There’s also the fact that, even with a license, Kyash and others are unlikely to be able to offer full banking services. That means they will have to serve as complementary offerings to the industry, which would likely mean that cooperation is good — essential — for both sides.

But, beyond the consumer play, a notable piece of Kyash’s business that has investors excited is its B2B payment business.

The company developed its own payment processing system to reduce costs, which is one reason why it took time to launch. Thanks to a tie-up with Visa, it offers both issuing and processing of prepaid Visa cards to fintech companies in Japan that want to go down the payment route.

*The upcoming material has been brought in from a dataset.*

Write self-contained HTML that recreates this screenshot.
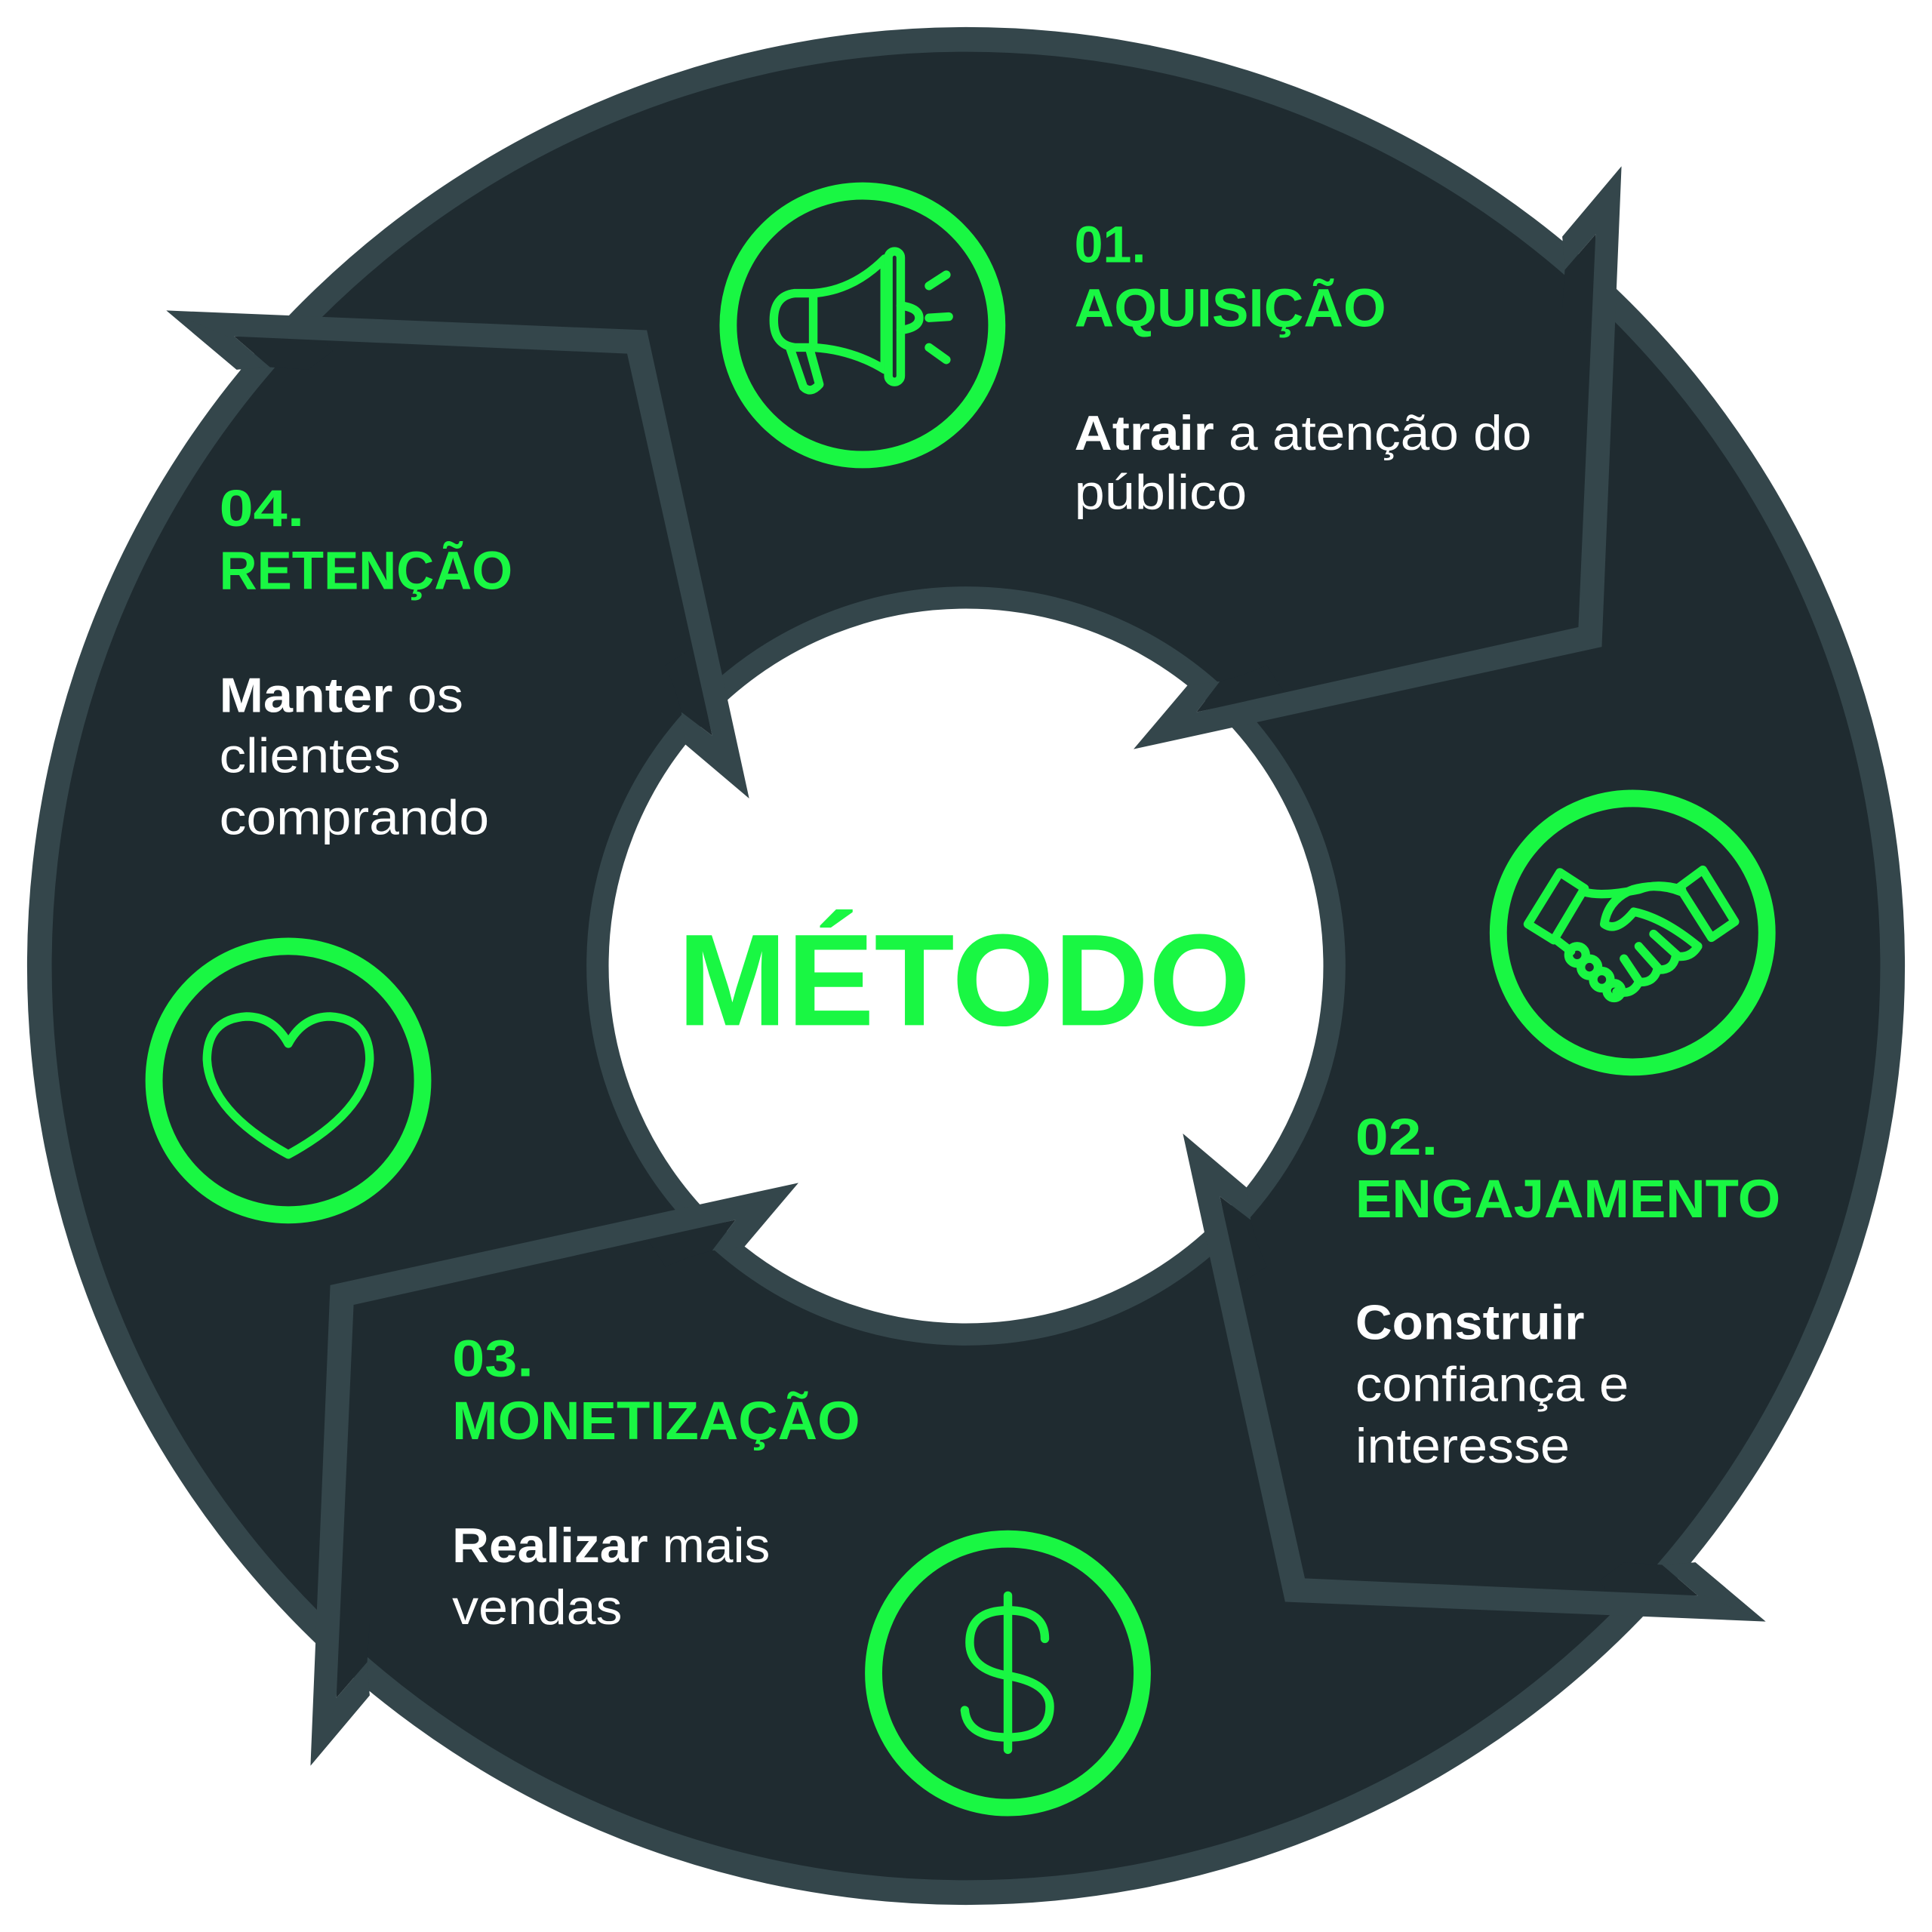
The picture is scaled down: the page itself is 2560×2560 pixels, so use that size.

That’s increasingly popular given the government push to make the country a “cashless society” ahead of the 2020 Olympic Games next year. It could also appeal to crypto companies in Japan, which offers the world’s most robust licensing, who want to follow the example of the Coinbase card in Europe or startups like Crypto.com and TenX which offer similar prepaid cards.

Takatori said Kyash is “in discussions” with crypto companies, but that it has not made a decision on how to proceed yet. The company is also eying potential overseas expansions, although that is some way down the line.

“We have open eyes for globalization, it’s just a matter of when,” he told TechCrunch. “We still have a far way to go [in Japan, but] maybe after the Olympics.”

More pressingly, he sees the company looking to raise a “pretty quick” Series C round to give it acceleration into next year. That’s likely to go to more expansion and user acquisition since the licenses the startup has applied for are unlikely to be granted this year.